Interactions of high-rate nitrate reduction and heavy metal mitigation in iron-carbon-based constructed wetlands for purifying contaminated groundwater

Abstract Groundwater, as the most important drinking water source in arid regions of China, has been polluted seriously by accumulated nitrate and heavy metals. An economic alternative with capacity of simultaneous mitigation of nitrate and heavy metals is urgently needed. This study explored the incorporation of iron scraps and biochar into constructed wetlands (CWs) for enhancing purification performance and investigated interactions of effective nitrate reduction and heavy metals mitigation. The results showed that nitrate reduction performance could reach 87% in iron and carbon-based (Fe–C) CWs through Fe–C micro-electrolysis process, with lower nitrous oxide (N2O) emission (4.6–11.75 μg m−2 h−1) due to the complete denitrification process.
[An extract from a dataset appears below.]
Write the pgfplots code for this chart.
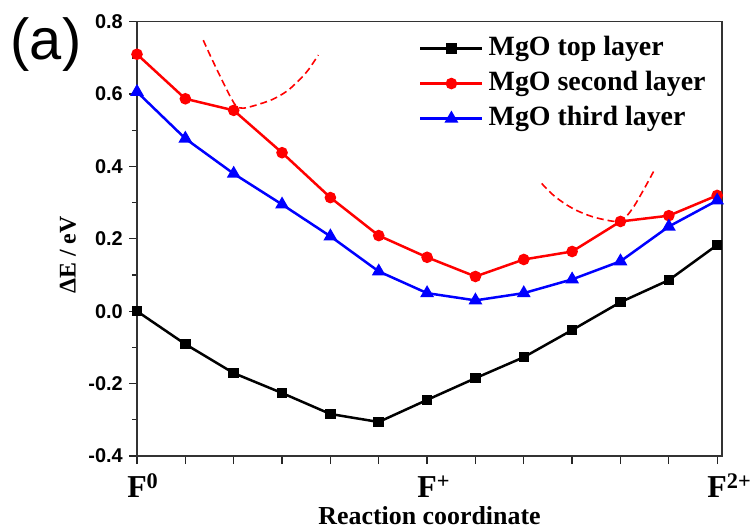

Moreover, efficient heavy metals mitigation of 75–97% total chromium (Cr) and total lead (Pb) was obtained from Fe–C systems. However, the occurrence of heavy metals (Cr and Pb) in the influent posed an adverse impact on nitrate removal with the reduction rate of 19–43%. Biochemical characteristics of wetland plants indicated that the plants also suffered from the stress which induced from heavy metals. Overall, although the addition of iron and biochar in CWs enhanced nitrate and heavy metals removal in low carbon groundwater, further investigation is still needed to reveal the complex relationships between the removal of nitrate and heavy metals in CWs.